Upon her arrival, Maureen was transferred to the STO’s most active department, the convention bureau. Seoul had been relatively unknown in the international arena of meetings and conventions and as Senior Director of International Marketing she was tasked with turning that around. Presentations are her specialty and anyone hearing her speak can’t help but notice her love and pride she has for her adopted home. It also shows in how she describes her job.  “I am honored every time I showcase Seoul. The audience response is always rewarding, from those who tell me they will now consider for a future convention to Koreans beaming with pride as they see their city through my eyes.”

Despite many challenges since its establishment, including a global financial crisis, STO has reason to be proud of its achievements, including Seoul’s ranking as one of the top 10 convention cities in the world, receiving the Asia-Pacific’s travel industry TTG ‘Best MICE* City award, earning the ‘Best International Business Meetings Destination’ designation by Business Traveler US magazine for 2012 as well as the hosting of the 2012 SKAL** International Congress in 2012.

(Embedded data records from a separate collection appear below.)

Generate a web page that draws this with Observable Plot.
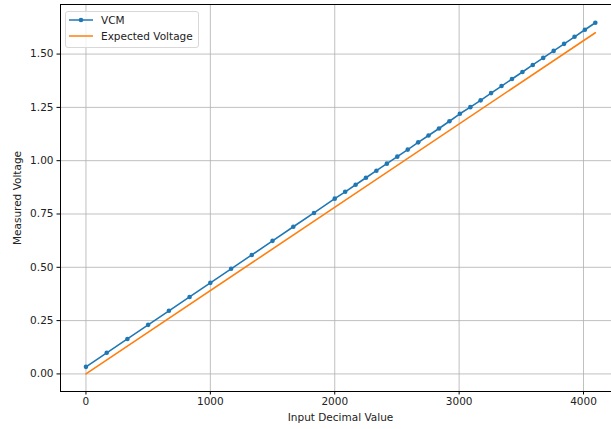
<!DOCTYPE html>
<html><head><meta charset="utf-8">
<script src="https://cdn.jsdelivr.net/npm/d3@7"></script>
<script src="https://cdn.jsdelivr.net/npm/@observablehq/plot@0.6"></script>
<style>
html,body{margin:0;padding:0;background:#fff;}
#wrap{position:relative;width:611px;height:429px;overflow:hidden;font-family:"DejaVu Sans",sans-serif;}
#legend{position:absolute;left:65px;top:11px;width:134px;height:37px;border:1px solid #d8d8d8;border-radius:3px;background:rgba(255,255,255,0.8);box-sizing:border-box;}
#legend .row{position:absolute;left:0;height:16px;display:flex;align-items:center;font-size:10.5px;color:#222;}
#legend svg{margin-left:3px;margin-right:8px;}
</style></head><body><div id="wrap"><div id="legend"></div></div>
<script>
const inputCodes = [0,167,333,500,667,833,1000,1167,1333,1500,1667,1833,2000,2084,2168,2251,2335,2419,2503,2587,2671,2754,2838,2922,3006,3090,3173,3257,3341,3425,3509,3592,3676,3760,3844,3928,4011,4095];
const vcmVolts = [0.033,0.099,0.164,0.230,0.296,0.361,0.427,0.493,0.558,0.624,0.690,0.755,0.822,0.854,0.887,0.920,0.953,0.986,1.019,1.052,1.086,1.118,1.151,1.185,1.220,1.251,1.283,1.317,1.350,1.383,1.416,1.449,1.482,1.515,1.548,1.581,1.614,1.647];
const expectedCodes = [0,4095];
const expectedVolts = [0,1.6];
const seriesNames = ["VCM","Expected Voltage"];
const seriesColors = ["#1f77b4","#ff7f0e"];
const xTicks = [0,1000,2000,3000,4000];
const yTicks = [0,0.25,0.5,0.75,1.0,1.25,1.5];
const xTitle = "Input Decimal Value";
const yTitle = "Measured Voltage";

const vcm = inputCodes.map((x,i)=>({x, y: vcmVolts[i]}));
const expected = expectedCodes.map((x,i)=>({x, y: expectedVolts[i]}));

const chart = Plot.plot({
  width: 611, height: 429,
  marginLeft: 60, marginRight: 0, marginTop: 4, marginBottom: 38,
  style: {fontFamily: "DejaVu Sans, sans-serif", fontSize: "10.5px", color: "#222", background: "#fff"},
  x: {domain: [-204.75, 4225]},
  y: {domain: [-0.0825, 1.7325]},
  marks: [
    Plot.gridX(xTicks, {stroke: "#b0b0b0", strokeOpacity: 1, strokeWidth: 0.8}),
    Plot.gridY(yTicks, {stroke: "#b0b0b0", strokeOpacity: 1, strokeWidth: 0.8}),
    Plot.line(expected, {x: "x", y: "y", stroke: seriesColors[1], strokeWidth: 1.6}),
    Plot.line(vcm, {x: "x", y: "y", stroke: seriesColors[0], strokeWidth: 1.6}),
    Plot.dot(vcm, {x: "x", y: "y", fill: seriesColors[0], r: 2.3, stroke: "none"}),
    Plot.axisX(xTicks, {tickSize: 3.5, tickPadding: 3, tickFormat: d3.format("d"), label: null, fontSize: 10.5, stroke: "#000"}),
    Plot.axisY(yTicks, {tickSize: 3.5, tickPadding: 3.5, tickFormat: d3.format(".2f"), label: null, fontSize: 10.5, stroke: "#000"}),
    Plot.frame({anchor: "left", stroke: "#000", strokeWidth: 1}),
    Plot.frame({anchor: "top", stroke: "#000", strokeWidth: 1}),
    Plot.frame({anchor: "bottom", stroke: "#000", strokeWidth: 1}),
    Plot.text([xTitle], {frameAnchor: "bottom", dy: 26, dx: 4.5, lineAnchor: "middle", fontSize: 10.5, fill: "#222"}),
    Plot.text([yTitle], {frameAnchor: "left", dx: -43, rotate: -90, lineAnchor: "middle", textAnchor: "middle", fontSize: 10.5, fill: "#222"})
  ]
});
const wrap = document.getElementById("wrap");
wrap.insertBefore(chart, wrap.firstChild);

const legend = document.getElementById("legend");
seriesNames.forEach((name, i) => {
  const row = document.createElement("div");
  row.className = "row";
  row.style.top = (i === 0 ? 0 : 15.5) + "px";
  const svg = d3.create("svg").attr("width", 24).attr("height", 8);
  svg.append("line").attr("x1", 0).attr("x2", 24).attr("y1", 4).attr("y2", 4)
    .attr("stroke", seriesColors[i]).attr("stroke-width", 1.5);
  if (i === 0) svg.append("circle").attr("cx", 12).attr("cy", 4).attr("r", 2.3).attr("fill", seriesColors[i]);
  row.appendChild(svg.node());
  const span = document.createElement("span");
  span.textContent = name;
  row.appendChild(span);
  legend.appendChild(row);
});
</script>
</body></html>
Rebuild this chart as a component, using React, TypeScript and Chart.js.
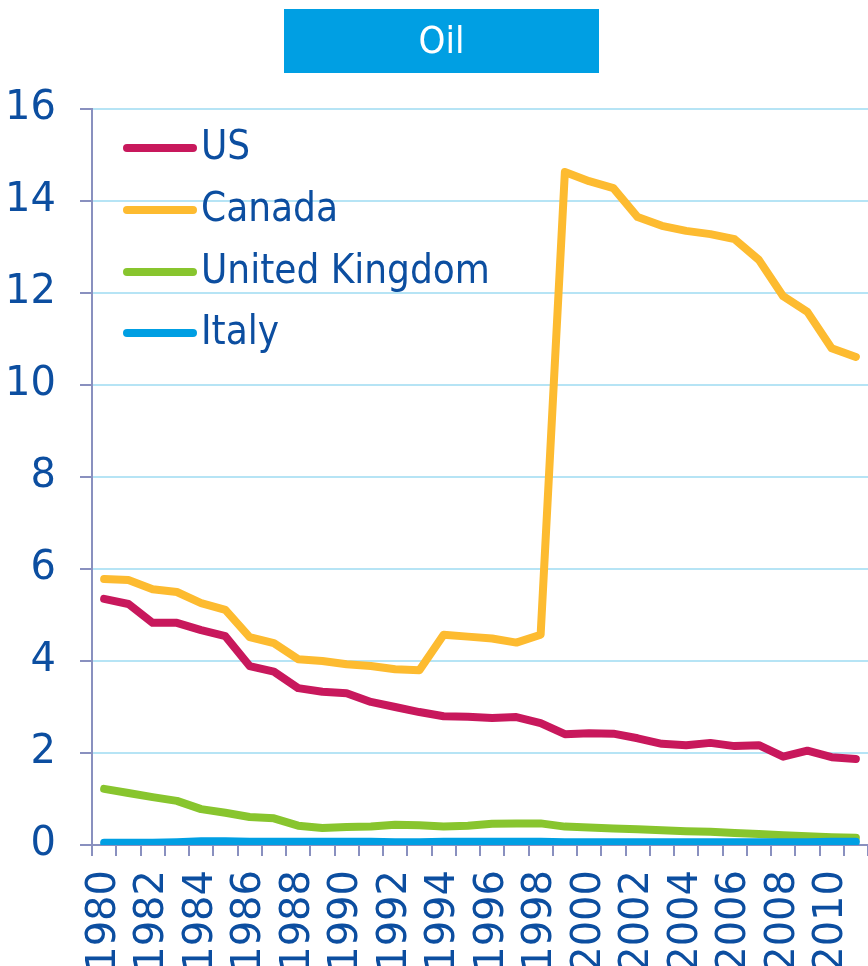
import React, { useEffect, useRef } from "react";
import { Chart, registerables } from "chart.js";

Chart.register(...registerables);

const years: string[] = [
  "1980","1981","1982","1983","1984","1985","1986","1987","1988","1989",
  "1990","1991","1992","1993","1994","1995","1996","1997","1998","1999",
  "2000","2001","2002","2003","2004","2005","2006","2007","2008","2009",
  "2010","2011",
];

const usValues: number[] = [
  5.35, 5.24, 4.83, 4.83, 4.67, 4.54, 3.89, 3.77, 3.41, 3.33,
  3.30, 3.11, 3.00, 2.89, 2.80, 2.79, 2.76, 2.78, 2.65, 2.41,
  2.43, 2.42, 2.32, 2.20, 2.17, 2.22, 2.15, 2.17, 1.92, 2.05,
  1.91, 1.87,
];

const canadaValues: number[] = [
  5.78, 5.76, 5.56, 5.50, 5.26, 5.11, 4.52, 4.39, 4.04, 4.00,
  3.93, 3.89, 3.82, 3.80, 4.57, 4.53, 4.49, 4.40, 4.57, 14.63,
  14.43, 14.28, 13.65, 13.46, 13.35, 13.28, 13.17, 12.72, 11.93, 11.59,
  10.80, 10.61,
];

const ukValues: number[] = [
  1.22, 1.13, 1.04, 0.96, 0.78, 0.70, 0.61, 0.58, 0.42, 0.37,
  0.39, 0.40, 0.44, 0.43, 0.40, 0.42, 0.46, 0.47, 0.47, 0.40,
  0.38, 0.36, 0.34, 0.32, 0.30, 0.29, 0.26, 0.24, 0.21, 0.19,
  0.17, 0.16,
];

const italyValues: number[] = [
  0.05, 0.05, 0.05, 0.06, 0.08, 0.08, 0.07, 0.07, 0.07, 0.07,
  0.07, 0.07, 0.06, 0.06, 0.07, 0.07, 0.07, 0.07, 0.07, 0.06,
  0.06, 0.06, 0.06, 0.06, 0.06, 0.06, 0.06, 0.06, 0.06, 0.06,
  0.07, 0.07,
];

const seriesNames: string[] = ["US", "Canada", "United Kingdom", "Italy"];
const seriesColors: string[] = ["#c8185c", "#fdbb30", "#88c52e", "#009fe3"];
const titleText = "Oil";

const TEXT = "#0c4ea0";
const AXIS = "#8990bf";
const GRID = "#b6e4f5";
const FONT_C = "'DejaVu Sans Condensed', 'DejaVu Sans', sans-serif";
const FONT = "'DejaVu Sans', sans-serif";

const titlePlugin = {
  id: "titleBox",
  beforeDraw(chart: any) {
    const ctx = chart.ctx;
    ctx.save();
    ctx.fillStyle = "#009fe3";
    ctx.fillRect(284, 9, 315, 64);
    ctx.fillStyle = "#ffffff";
    ctx.font = `38px ${FONT_C}`;
    ctx.textAlign = "center";
    ctx.textBaseline = "middle";
    ctx.fillText(titleText, 441.5, 43);
    ctx.restore();
  },
};

const legendPlugin = {
  id: "insideLegend",
  afterDatasetsDraw(chart: any) {
    const ctx = chart.ctx;
    ctx.save();
    const ys = [148, 210, 272, 333];
    chart.data.datasets.forEach((ds: any, i: number) => {
      const y = ys[i];
      ctx.strokeStyle = ds.borderColor;
      ctx.lineWidth = 8;
      ctx.lineCap = "round";
      ctx.beginPath();
      ctx.moveTo(127, y);
      ctx.lineTo(193, y);
      ctx.stroke();
      ctx.fillStyle = TEXT;
      ctx.font = `40px ${FONT_C}`;
      ctx.textAlign = "left";
      ctx.textBaseline = "middle";
      ctx.fillText(ds.label, 201, y + 1);
    });
    ctx.restore();
  },
};

export default function App() {
  const ref = useRef<HTMLCanvasElement | null>(null);

  useEffect(() => {
    document.body.style.margin = "0";
    const canvas = ref.current;
    if (!canvas) return;
    const values = [usValues, canadaValues, ukValues, italyValues];
    const chart = new Chart(canvas, {
      type: "line",
      data: {
        labels: years,
        datasets: seriesNames.map((name, i) => ({
          label: name,
          data: values[i],
          borderColor: seriesColors[i],
          backgroundColor: seriesColors[i],
          borderWidth: 8,
          borderCapStyle: "round",
          borderJoinStyle: "round",
          pointRadius: 0,
          tension: 0,
          fill: false,
          order: 3 - i,
        })),
      },
      options: {
        responsive: false,
        animation: false,
        layout: { padding: { top: 109, right: -8, left: 0, bottom: 0 } },
        plugins: {
          legend: { display: false },
          tooltip: { enabled: false },
          title: { display: false },
        },
        scales: {
          x: {
            type: "category",
            offset: true,
            grid: {
              offset: true,
              drawOnChartArea: false,
              drawTicks: true,
              tickLength: 11,
              tickColor: AXIS,
              lineWidth: 2,
              color: AXIS,
            },
            border: { color: AXIS, width: 2 },
            ticks: {
              autoSkip: false,
              minRotation: 90,
              maxRotation: 90,
              padding: 14,
              color: TEXT,
              font: { family: FONT, size: 40 },
              callback: function (this: any, _v: any, index: number) {
                const y = parseInt(years[index], 10);
                return y % 2 === 0 ? years[index] : "";
              },
            },
            afterFit(scale: any) {
              scale.height = 121;
              scale.paddingLeft = 0;
              scale.paddingRight = 0;
            },
          },
          y: {
            min: 0,
            max: 16,
            grid: {
              color: GRID,
              lineWidth: 2,
              tickLength: 12,
              tickColor: AXIS,
            },
            border: { color: AXIS, width: 2 },
            ticks: {
              stepSize: 2,
              padding: 24,
              color: TEXT,
              font: { family: FONT, size: 40 },
            },
            afterFit(scale: any) {
              scale.width = 92;
              scale.paddingTop = 0;
              scale.paddingBottom = 0;
            },
          },
        },
      },
      plugins: [titlePlugin, legendPlugin],
    } as any);
    return () => chart.destroy();
  }, []);

  return (
    <div style={{ width: 868, height: 966, overflow: "hidden", background: "#ffffff" }}>
      <canvas ref={ref} width={868} height={966} style={{ display: "block" }} />
    </div>
  );
}
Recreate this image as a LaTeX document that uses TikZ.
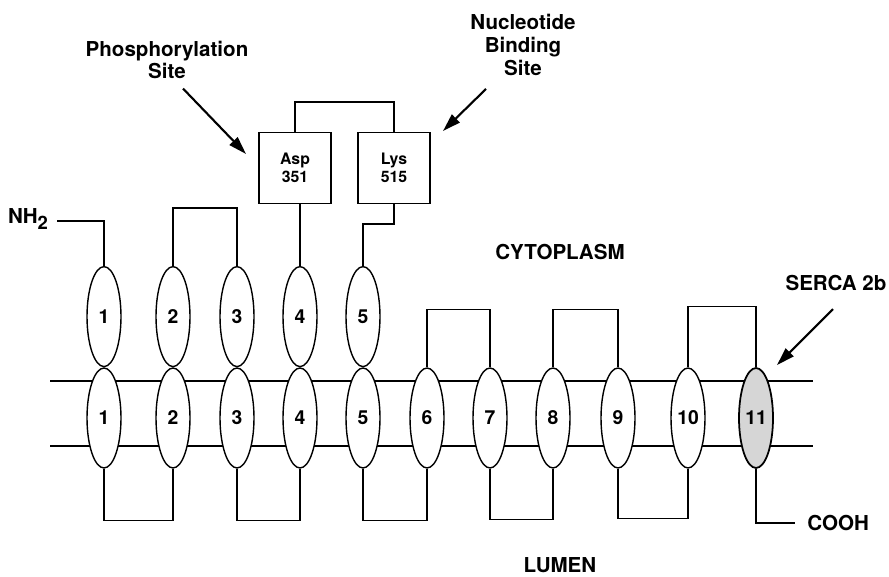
\documentclass[tikz,border=0pt]{standalone}
\usepackage{fontspec}
\setmainfont{TeX Gyre Heros}
\usetikzlibrary{arrows.meta,positioning,shapes.geometric}

\begin{document}
\begin{tikzpicture}[x=0.02cm, y=-0.02cm,
			every node/.style={font=\bfseries\fontsize{11.7}{13}\selectfont},
			helix/.style={draw, ellipse, fill=white, line width=0.8pt, inner sep=0pt, minimum width=6.8mm, minimum height=20mm, font=\bfseries\fontsize{11}{13}\selectfont},
			site/.style={draw, fill=white, line width=0.8pt, align=center, inner sep=0pt, minimum width=14.4mm, minimum height=14.2mm, font=\bfseries\fontsize{9}{10}\selectfont},
			lbl/.style={align=center, inner sep=0pt},
			ln/.style={line width=0.8pt},
			ar/.style={-{Triangle[length=3.6mm, width=2.2mm]}, line width=1.2pt}]
			\useasboundingbox (0,0) rectangle (889,577);
			\draw[ln] (50,381) -- (813,381);
			\draw[ln] (50,446) -- (813,446);
			\node[helix] (m1) at (104,418) {1};
			\node[helix] (m2) at (173,418) {2};
			\node[helix] (m3) at (237,418) {3};
			\node[helix] (m4) at (300,418) {4};
			\node[helix] (m5) at (363,418) {5};
			\node[helix] (m6) at (427,418) {6};
			\node[helix] (m7) at (490,418) {7};
			\node[helix] (m8) at (553,418) {8};
			\node[helix] (m9) at (618,418) {9};
			\node[helix] (m10) at (688,418) {10};
			\node[helix, fill=black!16, line width=1pt] (m11) at (756,418) {11};
			\node[helix, above=0pt of m1] (c1) {1};
			\node[helix, above=0pt of m2] (c2) {2};
			\node[helix, above=0pt of m3] (c3) {3};
			\node[helix, above=0pt of m4] (c4) {4};
			\node[helix, above=0pt of m5] (c5) {5};
			\node[site] (asp) at (295,168) {Asp\\351};
			\node[site] (lys) at (394,168) {Lys\\515};
			\node[lbl] (nh) at (28,219) {NH\raisebox{-0.6ex}{\fontsize{10.5}{12}\selectfont 2}};
			\coordinate (nt) at (57,221);
			\node[lbl] (phos) at (167,60) {Phosphorylation\\Site};
			\node[lbl] (nuc) at (523,45) {Nucleotide\\Binding\\Site};
			\node[lbl] (cyto) at (560,252) {CYTOPLASM};
			\node[lbl] (serca) at (836,283) {SERCA 2b};
			\node[lbl, anchor=west] (cooh) at (807,523) {COOH};
			\node[lbl] (lumen) at (560,565) {LUMEN};
			\coordinate (phtip) at (246,154);
			\coordinate (nuctip) at (443,131);
			\coordinate (sertip) at (777,365);
			\draw[ln] (nt) -| (c1.north);
			\draw[ln] (c2.north) -- ++(0,-58) -| (c3.north);
			\draw[ln] (c4.north) -- (c4.north |- asp.south);
			\draw[ln] (asp.north) -- ++(0,-30) -| (lys.north);
			\draw[ln] (lys.south) -- ++(0,20) -| (c5.north);
			\draw[ln] (m6.north) -- ++(0,-58) -| (m7.north);
			\draw[ln] (m8.north) -- ++(0,-58) -| (m9.north);
			\draw[ln] (m10.north) -- ++(0,-61) -| (m11.north);
			\draw[ln] (m1.south) -- ++(0,52) -| (m2.south);
			\draw[ln] (m3.south) -- ++(0,52) -| (m4.south);
			\draw[ln] (m5.south) -- ++(0,52) -| (m6.south);
			\draw[ln] (m7.south) -- ++(0,51) -| (m8.south);
			\draw[ln] (m9.south) -- ++(0,50) -| (m10.south);
			\draw[ln] (m11.south) |- ([xshift=-2.4mm]cooh.west);
			\draw[ar] ([shift={(16,9)}]phos.south) -- (phtip);
			\draw[ar] ([shift={(-37,13)}]nuc.south) -- (nuctip);
			\draw[ar] ([shift={(-3,18)}]serca.south) -- (sertip);
		\end{tikzpicture}
\end{document}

In fact, Maureen who has been promoted to Vice-President of the STO’s Seoul Convention Bureau will be the president of the Skal Club Seoul for 2013. In the midst of travelling around the world to showcase Seoul and introducing foreign representatives of major organizations and associations to the attractions of the city, Maureen also managed to find the time to earn her Master’s degree in Tourism Administration from George Washington University in 2011.

When asked if she finds it challenging to be a woman, especially a foreign woman, in a position of authority in Korea, Maureen has this to say “With much of my experience directly related to Korea, my colleagues recognize that I came here with a deep understanding of Seoul’s tourism challenges and a genuine desire to make a difference.”

Tourism is an economic driver and while Korea may have been a little late getting into the MICE industry, Maureen believes that Korean can maintain its upward momentum if all the tourism stakeholders speak with one voice and government of all levels ensure consistency from overall policy to financial support.


*MICE stands for ‘Meetings, Incentives, Conferences & Exhibitions’.
** SKAL is made up of 20,000 members from 85 nations and unites all branches of the tourism industry.